“The Paperboy” is a sexually provocative, racially charged film noir from director Lee Daniels. Set in 1960s South Florida, an investigative newspaper reporter named Ward Jansen (played by Matthew McConaughey) and his partner Yardley Acheman (played by David Oyelowo) chase a sensational, career-making story. With the help of Ward’s younger brother Jack (played by Zac Efron) and sultry death-row groupie Charlotte Bless (played by Nicole Kidman), Ward and Yardley try to prove that violent swamp-dweller Hillary Van Wetter (played by John Cusack), who is romantically involved with Charlotte, was framed for the murder of a corrupt local sheriff.
Based on the best-selling novel by Pete Dexter (who co-wrote the screenplay with Daniels), “The Paperboy” peels back a sleepy small town’s decades-old façade of Southern gentility to reveal a quagmire of evil as dark as a Florida bayou. “The Paperboy” had its U.S. premiere at the 2012 New York Film Festival, where Kidman, Daniels and Oyelowo gathered for a press conference after the movie was screened for journalists at the festival. This is what they said during the Q&A session.
Lee, this project has been around for a while with different directors attached. How did it get to you?
Daniels: It was Pedro Almodóvar that was going to direct it … I loved the book. It was by my bed. It stayed with me since “Precious/Push.” It had been with me for 13 years.
Is there anything you wanted to change from the book that you wanted to do in the movie, or did you try to stay as close to the book as you could?
Daniels: No. The two major changes [in the movie] were that the Yardley character was black. I felt that I had to put my voice into Pete Dexter’s book, so I had to bring [myself] into the book.
David [Oyelowo] and I were going to do a movie called “Selma,” about Martin Luther King [Jr.], so my headspace was very “civil rights movement,” so I put the racial tension from the ‘60s in the movie.
Nicole, what did you do to prepare for the Charlotte Bless character? How did you imagine her?
Kidman: I had a conversation with Lee [Daniels]. Obviously, I read [“The Paperboy” screenplay], and I kind of went, “This [performance from me] has to be authentic.” So I had to find a way.
Lee said, “You should meet with some women I can se you up with who are married to men in prison or having relationships with [prisoners] or are sort of obsessed with prisoners.” So I met with five different women. Lee arranged it. And that was how I kind of found my way in.
And actually, one of them said to me, because I freaked out, and I went, “Oh, this really isn’t me. I don’t know how I can be authentic in this role.” And one of them … kind of gave me the confidence. And then I just kind of let it flow out of me. And I kind of went with it. And I didn’t want to censor myself in any way, so I just went straight into the character, and I didn’t step out of it until we finished filming. It was the only way.
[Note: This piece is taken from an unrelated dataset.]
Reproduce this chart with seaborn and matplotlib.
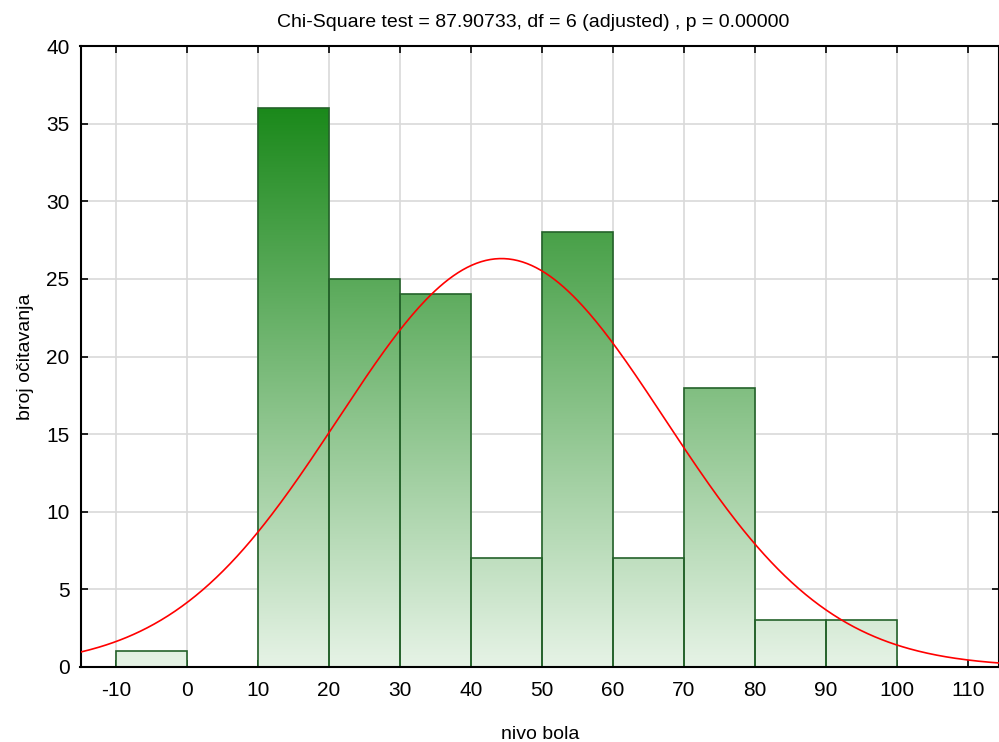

And I think physically, I just wanted to fly with the sexuality of her. Obviously, every character you play comes from parts or speaks from within in you, or the director triggers things that ignite emotions and feelings within you. And so, for me, the freedom of her sexuality is important, and that’s why really, from the point I was in Lee’s hands, I didn’t want to say no to anything. An important part of being an actor is learning not to shut down, not to say no, and to be completely free and open.
As you get older, you get a little more frightened, particularly now in this day and age. There are so many opinions and stuff. And that’s the thing that makes me want to go, “Screw this!” I just want to push through that and never stop myself from being brave or fighting through things, fighting through my own insecurities.